My client has expressed an interest in wood and the craftsmanship of having a custom box made so I thought it’s only fitting to have a solid, wooden bottom for his project. Usually I’ll use plywood for that and line it with ultra suede. This box has a 1/4″ thick piece of solid Walnut for the bottom. In one of our conversations he asked about dating and signing it with a fine marker. I always burn my logo into my work but to this one I added a stamped in date. That’s what I use for picture frames and the trick I’ve found for keeping the letter stamps aligned is to tape down a piece of 1/4″ graph paper and stamp directly onto it.

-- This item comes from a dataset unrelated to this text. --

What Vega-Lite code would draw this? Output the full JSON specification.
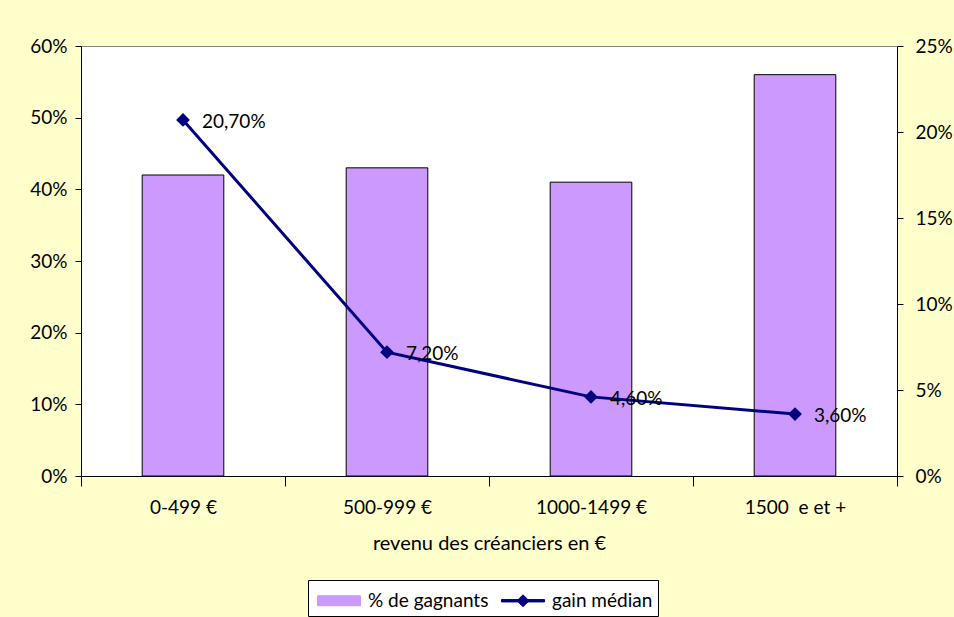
{
  "$schema": "https://vega.github.io/schema/vega-lite/v6.json",
  "width": 816,
  "height": 430,
  "autosize": {"type": "none"},
  "padding": {"left": 81, "top": 46, "right": 57, "bottom": 141},
  "background": "#FFFFCC",
  "config": {
    "font": "Lato",
    "view": {"fill": "white", "stroke": "#808080", "strokeWidth": 1},
    "axis": {
      "labelFont": "Lato", "labelFontSize": 19, "labelColor": "black",
      "domainColor": "black", "tickColor": "black", "grid": false,
      "titleFont": "Lato", "titleFontSize": 20, "titleFontWeight": "normal", "titleColor": "black"
    }
  },
  "data": {
    "values": [
      {"cat": "0-499 €", "pct": 0.42, "gain": 0.207, "label": "20,70%"},
      {"cat": "500-999 €", "pct": 0.43, "gain": 0.072, "label": "7,20%"},
      {"cat": "1000-1499 €", "pct": 0.41, "gain": 0.046, "label": "4,60%"},
      {"cat": "1500 \u00a0e et +", "pct": 0.56, "gain": 0.036, "label": "3,60%"}
    ]
  },
  "encoding": {
    "x": {
      "field": "cat", "type": "nominal", "sort": null,
      "scale": {"paddingInner": 0, "paddingOuter": 0},
      "axis": {
        "title": "revenu des créanciers en €", "labelAngle": 0, "tickBand": "extent",
        "tickSize": 10, "labelPadding": 12, "titlePadding": 16
      }
    }
  },
  "layer": [
    {
      "mark": {"type": "bar", "stroke": "black", "strokeWidth": 1, "width": {"band": 0.4}},
      "encoding": {
        "y": {
          "field": "pct", "type": "quantitative",
          "scale": {"domain": [0, 0.6]},
          "axis": {"format": ".0%", "values": [0, 0.1, 0.2, 0.3, 0.4, 0.5, 0.6], "title": null, "tickSize": 6, "labelPadding": 8}
        },
        "color": {
          "datum": "% de gagnants", "type": "nominal",
          "scale": {"domain": ["% de gagnants", "gain médian"], "range": ["#CC99FF", "#000080"]},
          "legend": {
            "title": null, "orient": "none", "legendX": 227, "legendY": 534,
            "direction": "horizontal", "fillColor": "white", "strokeColor": "black",
            "padding": 5, "labelFontSize": 19, "labelFont": "Lato", "labelColor": "black",
            "symbolSize": 900, "columnPadding": 8, "labelOffset": 24,
            "symbolType": {"expr": "datum.value === 'gain médian' ? 'M-0.733,-0.08H2.133V0.08H-0.733ZM0.3,0L0.7,-0.4L1.1,0L0.7,0.4Z' : 'M-0.733,-0.333H2.133V0.333H-0.733Z'"},
            "symbolFillColor": {"expr": "datum.value === 'gain médian' ? '#000080' : '#CC99FF'"},
            "symbolStrokeColor": {"expr": "datum.value === 'gain médian' ? '#000080' : 'black'"},
            "symbolStrokeWidth": 1,
            "symbolOpacity": 1
          }
        }
      }
    },
    {
      "encoding": {
        "y": {
          "field": "gain", "type": "quantitative",
          "scale": {"domain": [0, 0.25]},
          "axis": {"orient": "right", "format": ".0%", "values": [0, 0.05, 0.1, 0.15, 0.2, 0.25], "title": null, "tickSize": 6, "labelPadding": 12}
        }
      },
      "layer": [
        {
          "mark": {"type": "line", "strokeWidth": 3},
          "encoding": {"color": {"datum": "gain médian", "type": "nominal"}}
        },
        {
          "mark": {"type": "point", "shape": "diamond", "filled": true, "size": 190, "color": "#000080", "opacity": 1}
        },
        {
          "mark": {"type": "text", "align": "left", "baseline": "middle", "dx": 19, "dy": 2, "fontSize": 19, "font": "Lato", "color": "black"},
          "encoding": {"text": {"field": "label", "type": "nominal"}}
        }
      ]
    }
  ],
  "resolve": {"scale": {"y": "independent"}}
}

The top of the lid panel needed to be chamfered ever so slightly. For this I like to use an antique Stanley #101 plane that came from England. Adam went there with his Dad and brought it back for me when he was in his early teens. It’s stamped Stanley Rule & Level and since the lever cap isn’t painted red it was made prior to 1941. It’s the perfect little tool for this type of work.
The final step before assembly was to take a card scraper to the top to smooth it out and highlight the beauty of this piece of Walnut. Now that the box is glued up I’ve been checking every hour or so to make sure the panel doesn’t accidentally get glued into the frame. My client mentioned that he may have a future move to Kentucky and with the humidity there it needs to move to prevent splitting. The bottom piece has the same concerns.
In the meantime I’m continuing to work on the other two finger jointed boxes of Monkeypod wood. In one of Doug Stowe’s books he shows a floating panel lid made of 3/4″ thick material that extends above the box sides rather than being contained by it. I’m going to experiment with that design on these boxes. After cutting the grooves all the way around the panel, the outside edges were radiused. When I did a dry fit I thought it would look better to have the top of the box radiused as well so did that on the router table too.
Many woodworkers I’ve talked to are unaware of these tadpole sanding blocks. I started to use them on picture frames where you have different profiles or coves, V’s, reeds, etc. Using this type of sanding block on profiles helps you maintain their shape instead of flattening it out. They’re available from many places, I got this set from Klingspoor Woodworking Shop.